Ndume, que pensez-vous de Jerry ?

N.O. : Je n’ai aucune rancune personnelle à son égard, mais il est dommage que rien en lui ne l’ait un jour amené à penser : « Peu importe ma profession, mais si je dois accomplir ce genre de sale boulot dans le cadre de mon travail, alors je préfère faire autre chose, car je ne veux en aucun cas cautionner ce délire ». Personnellement, je n’accepterais pas d’exercer ce métier. Vous avez toujours le choix. Jerry ne représente peut-être qu’un petit maillon de la chaîne, mais personne ne lui a jamais mis un revolver sur la tempe pour le forcer à accepter ce travail. Il l’a choisi.

Jerry, que souhaiteriez-vous répondre à Ndume ? Regrettez-vous d’avoir exécuté toutes ces personnes ?

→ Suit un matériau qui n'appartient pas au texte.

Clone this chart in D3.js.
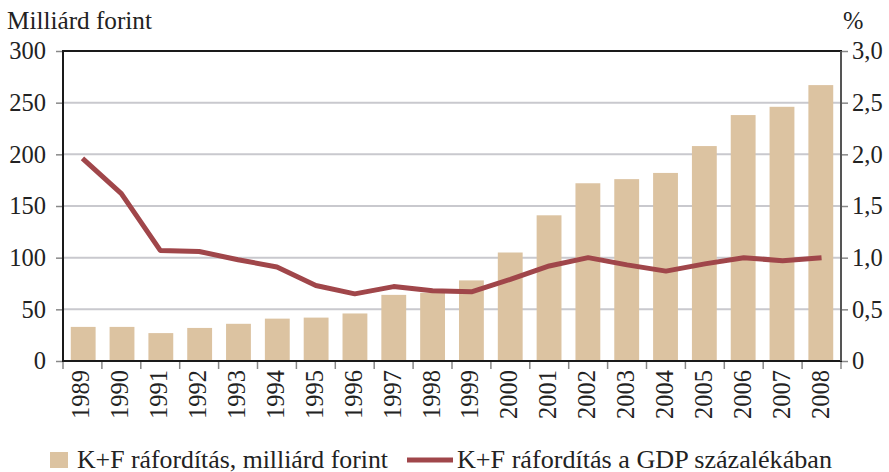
<!DOCTYPE html>
<html><head><meta charset="utf-8">
<script src="https://cdn.jsdelivr.net/npm/d3@7"></script>
<style>body{margin:0;background:#fff}svg{display:block}text{font-family:"Liberation Serif","DejaVu Serif",serif;fill:#222}</style>
</head><body><svg id="c" width="889" height="472"></svg>
<script>
const years = ["1989","1990","1991","1992","1993","1994","1995","1996","1997","1998","1999","2000","2001","2002","2003","2004","2005","2006","2007","2008"];
const spending = [33,33,27,32,36,41,42,46,64,66,78,105,141,172,176,182,208,238,246,267];
const gdpShare = [1.96,1.62,1.07,1.06,0.98,0.91,0.73,0.65,0.72,0.68,0.67,0.79,0.92,1.00,0.93,0.87,0.94,1.00,0.97,1.00];
const leftTicks = [0,50,100,150,200,250,300];
const rightTicks = [0,0.5,1,1.5,2,2.5,3];
const rightTickLabels = ["0","0,5","1,0","1,5","2,0","2,5","3,0"];

const svg = d3.select("#c");
const L=63, R=841, T=51, B=361;
const FS = "24.5px";
const x = d3.scaleBand().domain(years).range([L,R]).paddingInner(0.36).paddingOuter(0.2);
const band = d3.scaleBand().domain(years).range([L,R]);
const y = d3.scaleLinear().domain([0,300]).range([B,T]);
const y2 = d3.scaleLinear().domain([0,3]).range([B,T]);

// grid
svg.append("g").selectAll("line").data(leftTicks.filter(d=>d>0&&d<300)).join("line")
  .attr("x1",L).attr("x2",R).attr("y1",d=>y(d)).attr("y2",d=>y(d))
  .attr("stroke","#c9c9ce").attr("stroke-width",2);

// bars
svg.append("g").selectAll("rect").data(years).join("rect")
  .attr("x",d=>x(d)).attr("width",x.bandwidth())
  .attr("y",(d,i)=>y(spending[i])).attr("height",(d,i)=>B-y(spending[i]))
  .attr("fill","#dcc3a1");

// line
svg.append("path").datum(gdpShare)
  .attr("d", d3.line().x((d,i)=>band(years[i])+band.bandwidth()/2).y(d=>y2(d)))
  .attr("fill","none").attr("stroke","#a0464a").attr("stroke-width",5).attr("stroke-linejoin","round");

// axes
const ax = svg.append("g").attr("transform",`translate(${L},0)`)
  .call(d3.axisLeft(y).tickValues(leftTicks).tickSize(7).tickPadding(10));
const ax2 = svg.append("g").attr("transform",`translate(${R},0)`)
  .call(d3.axisRight(y2).tickValues(rightTicks).tickSize(7).tickPadding(4).tickFormat((d,i)=>rightTickLabels[i]));
[ax,ax2].forEach(a=>{
  a.select(".domain").remove();
  a.selectAll(".tick line").attr("stroke","#888").attr("stroke-width",1.5);
  a.selectAll("text").style("font-size",FS).attr("fill","#222");
});

// x axis ticks at boundaries
const bounds = years.map(d=>band(d)).concat([R]);
svg.append("g").selectAll("line").data(bounds).join("line")
  .attr("x1",d=>d).attr("x2",d=>d).attr("y1",B).attr("y2",B+8)
  .attr("stroke","#888").attr("stroke-width",1.5);
svg.append("g").selectAll("text").data(years).join("text")
  .attr("transform",d=>`translate(${band(d)+band.bandwidth()/2+7},${B+9}) rotate(-90)`)
  .attr("text-anchor","end").style("font-size",FS).text(d=>d);

// frame
svg.append("rect").attr("x",L).attr("y",T).attr("width",R-L).attr("height",B-T)
  .attr("fill","none").attr("stroke","#1a1a1a").attr("stroke-width",2);
svg.append("line").attr("x1",R).attr("x2",R).attr("y1",T).attr("y2",B).attr("stroke","#555").attr("stroke-width",2);

// titles
svg.append("text").attr("x",7).attr("y",29).style("font-size",FS).attr("textLength",145).attr("lengthAdjust","spacingAndGlyphs").text("Milliárd forint");
svg.append("text").attr("x",843).attr("y",29).style("font-size",FS).text("%");

// legend
svg.append("rect").attr("x",50).attr("y",452).attr("width",18).attr("height",16).attr("fill","#dcc3a1");
svg.append("text").attr("x",77).attr("y",468).style("font-size",FS).attr("textLength",311).attr("lengthAdjust","spacingAndGlyphs").text("K+F ráfordítás, milliárd forint");
svg.append("line").attr("x1",407).attr("x2",453).attr("y1",460).attr("y2",460).attr("stroke","#a0464a").attr("stroke-width",5);
svg.append("text").attr("x",457).attr("y",468).style("font-size",FS).attr("textLength",375).attr("lengthAdjust","spacingAndGlyphs").text("K+F ráfordítás a GDP százalékában");
</script></body></html>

J.G. : Pas vraiment. Je n’étais qu’un employé. C’est l’État de Virginie qui intimait l’ordre d’exécuter un condamné. Je n’ai jamais exécuté personne pour mon propre compte. Ces condamnés auraient de toute façon été exécutés. Que ce soit par moi ou un autre. J’ai préparé ces condamnés à ce qui allait survenir par la suite. Personne, je crois, n’aurait fait ça. Je leur faisais cette faveur parce que nombre d’entre eux n’étaient pas prêts.

Il y a quelques années, un mouvement a commencé à se mettre en place pour abolir la peine de mort aux États-Unis. Plusieurs États avaient soit aboli la peine de mort, soit innocenté leurs condamnés à mort. Plusieurs affaires ont défrayé la chronique, comme celle de Troy Davis. Ce mouvement semble avoir totalement disparu aujourd’hui, notamment depuis la nomination par Donald Trump de deux juges conservateurs à la Cour suprême des États-Unis. [Note de la rédaction : la Cour suprême des États-Unis avait le pouvoir d’interdire l’application de la peine de mort si celle-ci était interprétée comme une violation du huitième amendement de la Constitution des États-Unis, interdisant « les peines cruelles et inhabituelles »].

L’élection du président Trump marque-t-elle un pas en arrière pour le mouvement abolitionniste aux États-Unis ?

N.O. : Bien entendu. Jusqu’à son arrivée au pouvoir, la population américaine espérait voir certains changements dans la façon d’aborder la question de la peine capitale au sein du système pénal. Mais l’élection de ce guignol est bien évidemment une énorme régression. Son discours raciste et haineux, les idées qu’il incarne et représente... Mais je reste optimiste. Je continuerai à faire ce que je fais, en prêtant ma voix et en faisant en sorte de sensibiliser les gens à ces différentes problématiques. Tant que la peine de mort existera, des innocents risqueront d’en être victimes. Après ma libération, j’aurais pu vivre ma vie et ne plus jamais y penser, mais j’ai refusé d’agir de la sorte. La connaissance fait de nous des individus responsables. Lorsque vous savez, vous devenez responsable de ce que vous savez. Il n’est plus possible de feindre l’ignorance. Et je pense que le monde entier devrait manifester son mépris à l’égard des États-Unis : le pays supposé diriger le monde et qui pourtant, aujourd’hui encore, adhère à ce principe barbare et obsolète qui vous autorise à tuer un individu pour démontrer que tuer est mal.

J.G. : C’est une régression à 100 %. Alors que nous sommes censés progresser. Le système américain ne fonctionne plus, il est défaillant d’amont en aval, de la présidence au citoyen. Le système parfait n’existe pas. Comment mettre un terme au cycle de la violence ? Commençons par cesser de tuer.